Nikon SLR Cameras

How to take High Res photos with a Nikon D90?

Alex
Alex

I have a Nikon D90 with a 18 to 105mm lens. I would like my photos to be less grainy and to be High Res and look professional. Is there or smething I should do in Adobe Lightroom or a setting I need to have my camera on? I try to take pics in RAW when I want high quality but the grainyness is still there.

I know how to use my camera on Manual. So if you want to explain using iso, aperture, Fstop, shutter speed. I will understand.

screwdriver
screwdriver

Without an example it's difficult to know what you mean, I assume you mean noisy images.

Shooting pictures in low light will always be noisier than those shot in bright light, if you want a low key image, shoot in bright light, in Raw, and just turn down the exposure in the Raw Converter, you'll get low noise, dark, low key, images. Lots of light is the key to low noise images.

If you ever get the chance to go on a film set or a Studio shoot you'll be surprised at how bright the lighting is, just to avoid noise.

A digital camera is just an image recording device, digital does not record light as film does, you need to get your exposure spot on to maximise data, it's like shooting with fast slide film, very little exposure tolerance.

A sure fire way to get spot on exposures is to shoot to the Histogram. Set your camera so you see the Histogram after every shot, use Aperture Priority and take a shot, look at the Histogram, what your looking for is a 'hump' of data just short, but not touching, of the right hand edge, use the EV compensation to adjust, this is the way the camera was designed to be used and why there's a dedicated control for EV compensation. You have maximised the Data.

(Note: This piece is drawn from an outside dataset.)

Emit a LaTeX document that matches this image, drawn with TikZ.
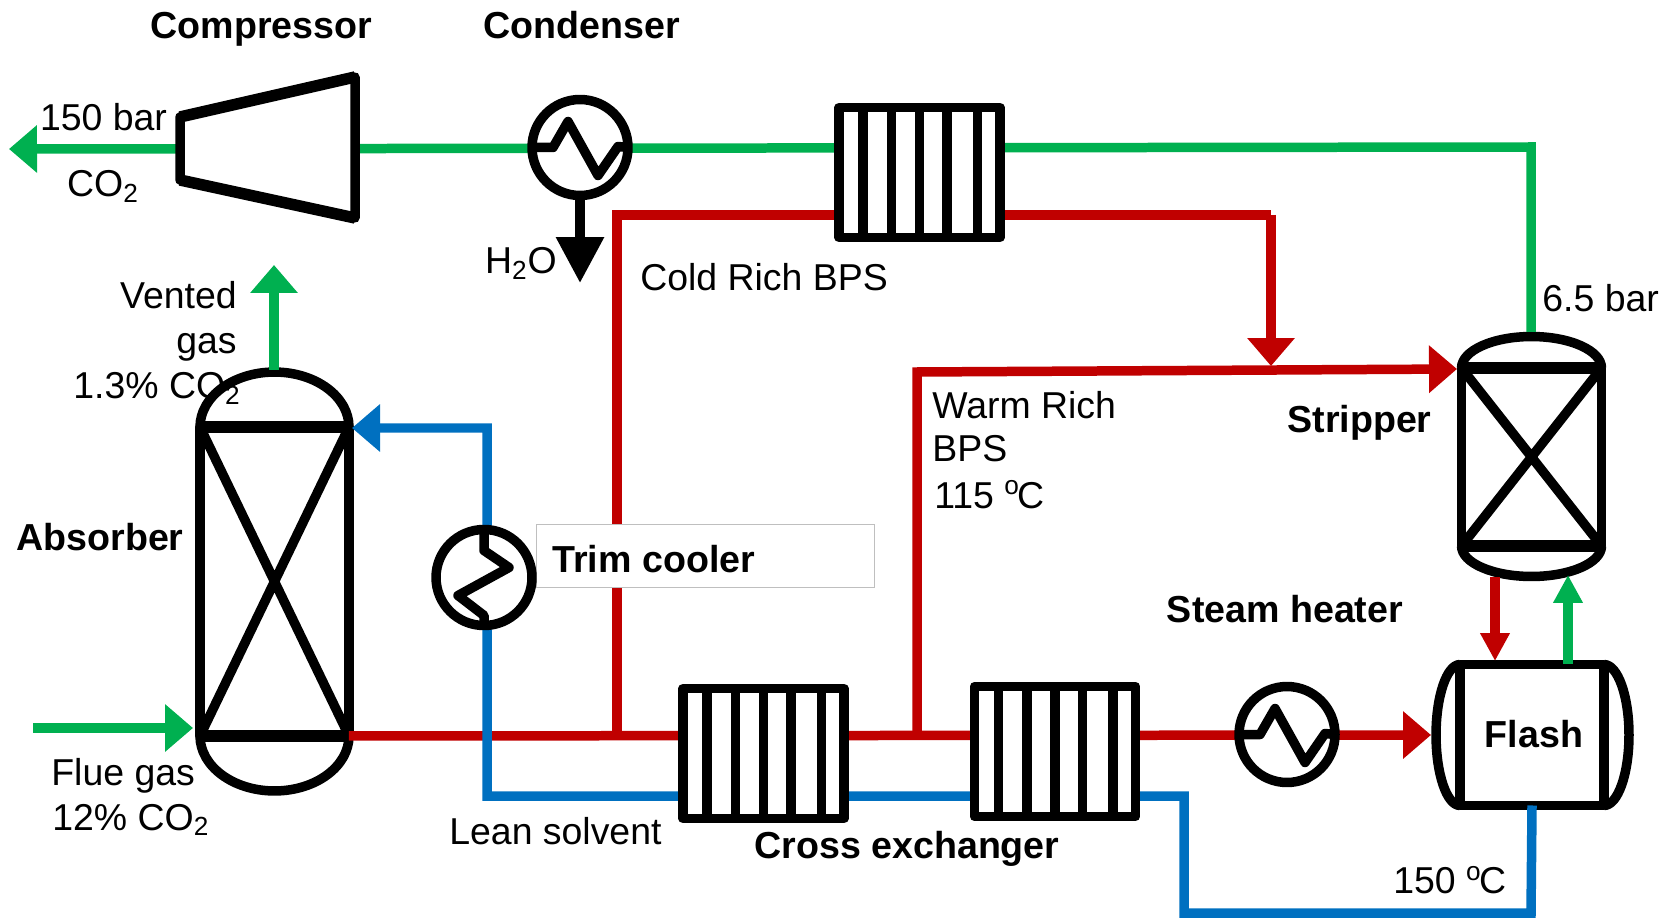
\documentclass[tikz,border=0pt]{standalone}
\usepackage{fontspec}
\setmainfont{Liberation Sans}
\usetikzlibrary{arrows.meta,calc}
\definecolor{co2green}{HTML}{00B050}
\definecolor{richred}{HTML}{C00000}
\definecolor{leanblue}{HTML}{0070C0}
\definecolor{boxgray}{HTML}{BFBFBF}
\tikzset{
	eqline/.style={line width=.19cm, line join=round},
	eqbar/.style={line width=.23cm},
	column/.style={rectangle, draw, eqline, inner sep=0, outer sep=0, minimum width=#1},
	hxbox/.style={rectangle, draw, fill=white, eqline, inner sep=0, outer sep=0, minimum width=3.22cm, minimum height=2.6cm},
	hxcircle/.style={circle, draw, fill=white, eqline, inner sep=0, outer sep=0, minimum size=1.92cm},
	trimbox/.style={rectangle, draw=boxgray, fill=white, line width=.02cm, inner sep=0, minimum width=6.78cm, minimum height=1.28cm},
	greenline/.style={draw=co2green, line width=.19cm, line join=miter},
	redline/.style={draw=richred, line width=.19cm, line join=miter},
	blueline/.style={draw=leanblue, line width=.19cm, line join=miter},
	lbl/.style={inner sep=0, yshift=-.04cm, font=\fontsize{21.3}{25}\selectfont},
	eqlbl/.style={lbl, font=\fontsize{21.4}{25}\selectfont\bfseries},
}
\begin{document}
\begin{tikzpicture}[x=.02cm, y=-.02cm, >={Triangle[length=.56cm, width=.92cm]}]
	\useasboundingbox (0, 0) rectangle (1665, 918);
	\coordinate (co2end) at (9, 149);
	\coordinate (greencorner) at (1531, 147);
	\coordinate (striptop) at (1531, 332);
	\coordinate (stripout) at (1495, 577);
	\coordinate (flashtop) at (1495, 661);
	\coordinate (flashout) at (1568, 664);
	\coordinate (stripback) at (1568, 575);
	\coordinate (abstop) at (274, 370);
	\coordinate (ventend) at (274, 265);
	\coordinate (fluein) at (33, 728);
	\coordinate (flueend) at (193, 728);
	\coordinate (h2oend) at (580, 283);
	\coordinate (coldtee) at (617, 736);
	\coordinate (coldcorner) at (617, 215);
	\coordinate (coldturn) at (1271, 215);
	\coordinate (coldend) at (1271, 366);
	\coordinate (warmtee) at (917, 736);
	\coordinate (warmcorner) at (917, 372);
	\coordinate (warmend) at (1457, 369);
	\coordinate (flashin) at (1431, 735);
	\coordinate (leana) at (1531, 913);
	\coordinate (leanb) at (1184, 913);
	\coordinate (leanc) at (1184, 796);
	\coordinate (leand) at (487, 796);
	\coordinate (leane) at (487, 428);
	\coordinate (leanend) at (352, 428);

	\node [column=2.98cm, minimum height=6.18cm] (abs) at (274.5, 581.5) {};
	\draw [eqline] (abs.north west) arc [start angle=180, end angle=0, x radius=1.49cm, y radius=1.1cm];
	\draw [eqline] (abs.south west) arc [start angle=180, end angle=360, x radius=1.49cm, y radius=1.1cm];
	\draw [eqbar] (abs.north west) -- (abs.north east) (abs.south west) -- (abs.south east);
	\draw [eqline] (abs.north west) -- (abs.south east) (abs.north east) -- (abs.south west);

	\node [column=2.8cm, minimum height=3.56cm] (strip) at (1531.5, 457) {};
	\draw [eqline] (strip.north west) arc [start angle=180, end angle=0, x radius=1.4cm, y radius=.63cm];
	\draw [eqline] (strip.south west) arc [start angle=180, end angle=360, x radius=1.4cm, y radius=.61cm];
	\draw [eqbar] (strip.north west) -- (strip.north east) (strip.south west) -- (strip.south east);
	\draw [eqline] (strip.north west) -- (strip.south east) (strip.north east) -- (strip.south west);

	\node [column=2.88cm, minimum height=2.82cm] (flash) at (1532, 735) {};
	\draw [eqline] (flash.north west) arc [start angle=90, end angle=270, x radius=.48cm, y radius=1.41cm];
	\draw [eqline] (flash.north east) arc [start angle=90, end angle=-90, x radius=.5cm, y radius=1.41cm];

	\draw [redline, ->] (abs.south east) -- (flashin);
	\draw [redline] (coldtee) -- (coldcorner) -- (coldturn);
	\draw [redline, ->] (coldturn) -- (coldend);
	\draw [redline, ->] (warmtee) -- (warmcorner) -- (warmend);
	\draw [redline, -{Triangle[length=.56cm, width=.56cm]}] (stripout) -- (flashtop);
	\draw [blueline, ->] (flash.south) -- (leana) -- (leanb) -- (leanc) -- (leand) -- (leane) -- (leanend);
	\draw [greenline, ->] (striptop) -- (greencorner) -- (co2end);
	\draw [greenline, ->] (abstop) -- (ventend);
	\draw [greenline, ->] (fluein) -- (flueend);
	\draw [greenline, -{Triangle[length=.56cm, width=.56cm]}] (flashout) -- (stripback);
	\draw [line width=.19cm, -{Triangle[length=.92cm, width=.92cm]}] (580, 200) -- (h2oend);

	\node [trimbox] (trimlabel) at (705.5, 556) {};
	\node [hxbox] (hxtop) at (919.5, 172.5) {};
	\node [hxbox] (hxleft) at (763.5, 753.5) {};
	\node [hxbox] (hxright) at (1055, 751.5) {};
	\foreach \n in {hxtop, hxleft, hxright} \foreach \f in {.15, .325, .5, .67, .86}
	  \draw [eqline] ($(\n.north west)!\f!(\n.north east)$) -- ($(\n.south west)!\f!(\n.south east)$);
	\node [hxcircle] (cond) at (580, 147.5) {};
	\node [hxcircle] (heater) at (1287, 734.5) {};
	\node [hxcircle] (trim) at (484, 577.5) {};
	\foreach \n in {cond, heater}
	  \draw [eqline] (\n.west) -- ++(21, 0) -- ++(15, -26) -- ++(30, 54) -- ++(20, -29) -- (\n.east);
	\draw [eqline] (trim.north) -- ++(0, 21) -- ++(25, 17) -- ++(-51, 28) -- ++(26, 20) -- (trim.south);
	\draw [eqline, fill=white] (180, 117) -- (355, 77) -- (355, 218) -- (180, 180) -- cycle;
	\draw [eqbar] (180, 117) -- (355, 77) (180, 180) -- (355, 218);

	\node [eqlbl, anchor=base] (compname) at (261.5, 36.7) {Compressor};
	\node [eqlbl, anchor=base] (condname) at (581.5, 36.7) {Condenser};
	\node [lbl, anchor=base] (co2p) at (103.5, 129) {150 bar};
	\node [lbl, anchor=base] (co2name) at (103, 195) {CO\textsubscript{2}};
	\node [lbl, anchor=base] (h2oname) at (521, 272) {H\textsubscript{2}O};
	\node [lbl, anchor=base west] (coldname) at (640, 289) {Cold Rich BPS};
	\node [lbl, anchor=base east] (venta) at (237, 307) {Vented};
	\node [lbl, anchor=base east] (ventb) at (237, 352) {gas};
	\node [lbl, anchor=base west] (ventc) at (73, 397) {1.3\% CO\textsubscript{2}};
	\node [lbl, anchor=base west] (warma) at (932, 417) {Warm Rich};
	\node [lbl, anchor=base west] (warmb) at (932, 460) {BPS};
	\node [lbl, anchor=base west] (warmc) at (934, 506) {115 \textsuperscript{o}\kern-1.5pt C};
	\node [eqlbl, anchor=base] (stripname) at (1359.5, 430) {Stripper};
	\node [lbl, anchor=base west] (strippres) at (1542, 310) {6.5 bar};
	\node [eqlbl, anchor=base] (absname) at (100, 548) {Absorber};
	\node [eqlbl, anchor=base west] (trimname) at (552, 570) {Trim cooler};
	\node [lbl, anchor=base west] (fluea) at (51, 783) {Flue gas};
	\node [lbl, anchor=base west] (flueb) at (52, 828) {12\% CO\textsubscript{2}};
	\node [lbl, anchor=base west] (leanname) at (449, 842) {Lean solvent};
	\node [eqlbl, anchor=base] (crossname) at (907, 856) {Cross exchanger};
	\node [eqlbl, anchor=base] (heatername) at (1285, 620.7) {Steam heater};
	\node [eqlbl, anchor=base] (flashname) at (1534, 745.7) {Flash};
	\node [lbl, anchor=base west] (flashtemp) at (1393, 891.7) {150 \textsuperscript{o}\kern-1.5pt C};
\end{tikzpicture}
\end{document}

You can do the same in Manual Mode it's just that Aperture Priority will put you strait 'into the ballpark' and you'll need fewer frames to get it right, mirror-less cameras can do this before you take the shot.

Shoot to get the maximum data in camera, post process for effects is the 'rule of thumb'. The creativity happens in post.

There are times, of course, when you can't control the lighting, more modern sensors are better at low noise, notably the Sony sensor in the Nikon D7000, Pentax K5 and K-01 and the Sony Nex-7, they have noticeably lower noise, but still work better when there's plenty of light.

AWBoater
AWBoater

Noise - what you call grain, will be worse as you increase ISO. Always start out with the lowest ISO - in the case of the D90, that would be ISO 200.

And if you are cropping the bejesus out of your photos, they are going to show noise no matter what ISO your are using (or camera for that matter).

andy w
andy w

If you want your images to "look professional" then learn photography properly.

You will not learn it on here by asking basic questions.